Print exactly the lines from the first one down to the line that contains "import * as", both included, and skip the pictures.

* * * * * * * * *

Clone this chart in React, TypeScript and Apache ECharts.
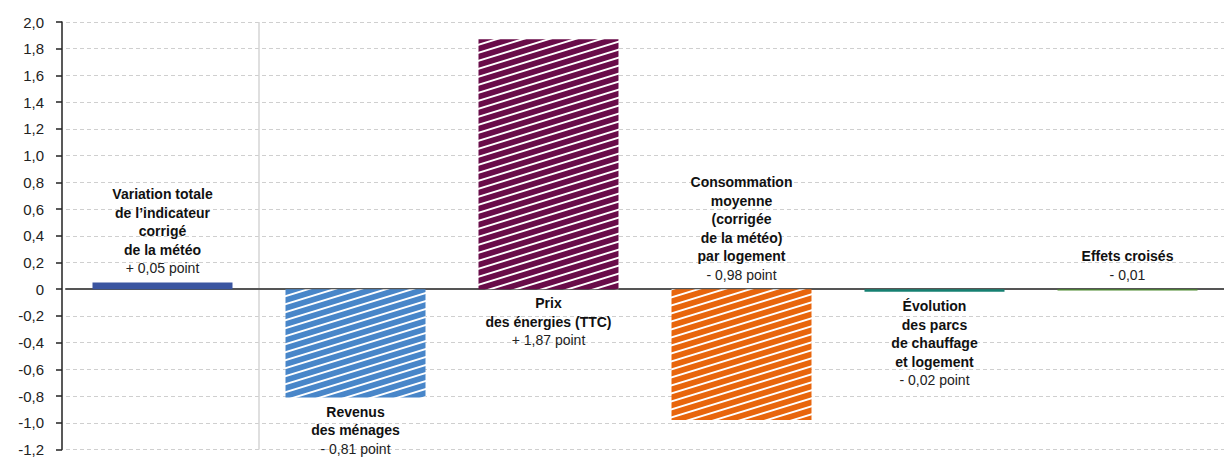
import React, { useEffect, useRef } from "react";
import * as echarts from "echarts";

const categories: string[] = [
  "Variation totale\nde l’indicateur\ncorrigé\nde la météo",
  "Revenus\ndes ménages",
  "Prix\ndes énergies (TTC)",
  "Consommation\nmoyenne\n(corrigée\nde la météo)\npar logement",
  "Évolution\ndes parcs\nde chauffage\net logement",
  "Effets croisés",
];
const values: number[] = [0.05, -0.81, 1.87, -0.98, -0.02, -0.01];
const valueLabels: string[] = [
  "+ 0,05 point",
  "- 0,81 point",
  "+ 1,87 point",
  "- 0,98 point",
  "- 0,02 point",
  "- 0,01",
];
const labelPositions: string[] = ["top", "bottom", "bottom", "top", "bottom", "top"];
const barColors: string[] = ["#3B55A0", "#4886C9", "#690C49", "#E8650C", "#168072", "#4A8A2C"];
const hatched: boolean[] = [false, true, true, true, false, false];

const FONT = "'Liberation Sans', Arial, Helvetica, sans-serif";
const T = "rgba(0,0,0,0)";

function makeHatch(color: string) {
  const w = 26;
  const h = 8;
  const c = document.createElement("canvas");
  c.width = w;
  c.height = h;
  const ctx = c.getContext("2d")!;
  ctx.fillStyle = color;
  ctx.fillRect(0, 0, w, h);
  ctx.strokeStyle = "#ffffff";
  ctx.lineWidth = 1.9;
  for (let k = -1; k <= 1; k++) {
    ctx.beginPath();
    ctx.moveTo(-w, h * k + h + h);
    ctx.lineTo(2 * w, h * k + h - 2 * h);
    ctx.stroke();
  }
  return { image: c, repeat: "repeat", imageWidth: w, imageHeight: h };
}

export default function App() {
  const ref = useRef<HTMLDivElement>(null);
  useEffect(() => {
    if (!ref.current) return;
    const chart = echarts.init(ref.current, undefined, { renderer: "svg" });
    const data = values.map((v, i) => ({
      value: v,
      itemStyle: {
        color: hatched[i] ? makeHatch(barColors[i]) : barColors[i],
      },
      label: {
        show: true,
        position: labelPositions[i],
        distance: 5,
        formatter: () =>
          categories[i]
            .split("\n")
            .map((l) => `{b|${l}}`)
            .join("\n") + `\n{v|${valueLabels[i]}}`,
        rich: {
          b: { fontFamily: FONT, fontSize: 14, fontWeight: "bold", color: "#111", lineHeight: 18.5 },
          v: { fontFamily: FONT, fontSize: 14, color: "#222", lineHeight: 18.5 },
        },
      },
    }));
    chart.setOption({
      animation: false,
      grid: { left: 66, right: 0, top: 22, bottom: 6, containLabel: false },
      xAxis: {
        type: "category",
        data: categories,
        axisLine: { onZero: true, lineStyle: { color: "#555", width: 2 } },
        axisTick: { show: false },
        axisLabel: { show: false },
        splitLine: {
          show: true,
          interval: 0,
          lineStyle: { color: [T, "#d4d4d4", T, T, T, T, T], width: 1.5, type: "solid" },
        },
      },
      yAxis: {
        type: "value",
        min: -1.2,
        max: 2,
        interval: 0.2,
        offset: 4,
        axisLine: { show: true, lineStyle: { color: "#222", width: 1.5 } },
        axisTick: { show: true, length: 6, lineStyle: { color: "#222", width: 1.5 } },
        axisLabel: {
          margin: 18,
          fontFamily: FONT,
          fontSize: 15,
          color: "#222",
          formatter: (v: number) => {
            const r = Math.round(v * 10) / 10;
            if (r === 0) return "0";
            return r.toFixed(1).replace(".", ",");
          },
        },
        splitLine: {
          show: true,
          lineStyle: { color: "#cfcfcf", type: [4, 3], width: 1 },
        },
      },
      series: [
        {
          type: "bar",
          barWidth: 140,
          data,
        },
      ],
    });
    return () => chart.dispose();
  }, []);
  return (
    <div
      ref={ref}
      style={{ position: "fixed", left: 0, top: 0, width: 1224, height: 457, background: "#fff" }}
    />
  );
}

* * * * * * * * *

Exercise answer —
Clone this chart in React, TypeScript and Apache ECharts.
import React, { useEffect, useRef } from "react";
import * as echarts from "echarts";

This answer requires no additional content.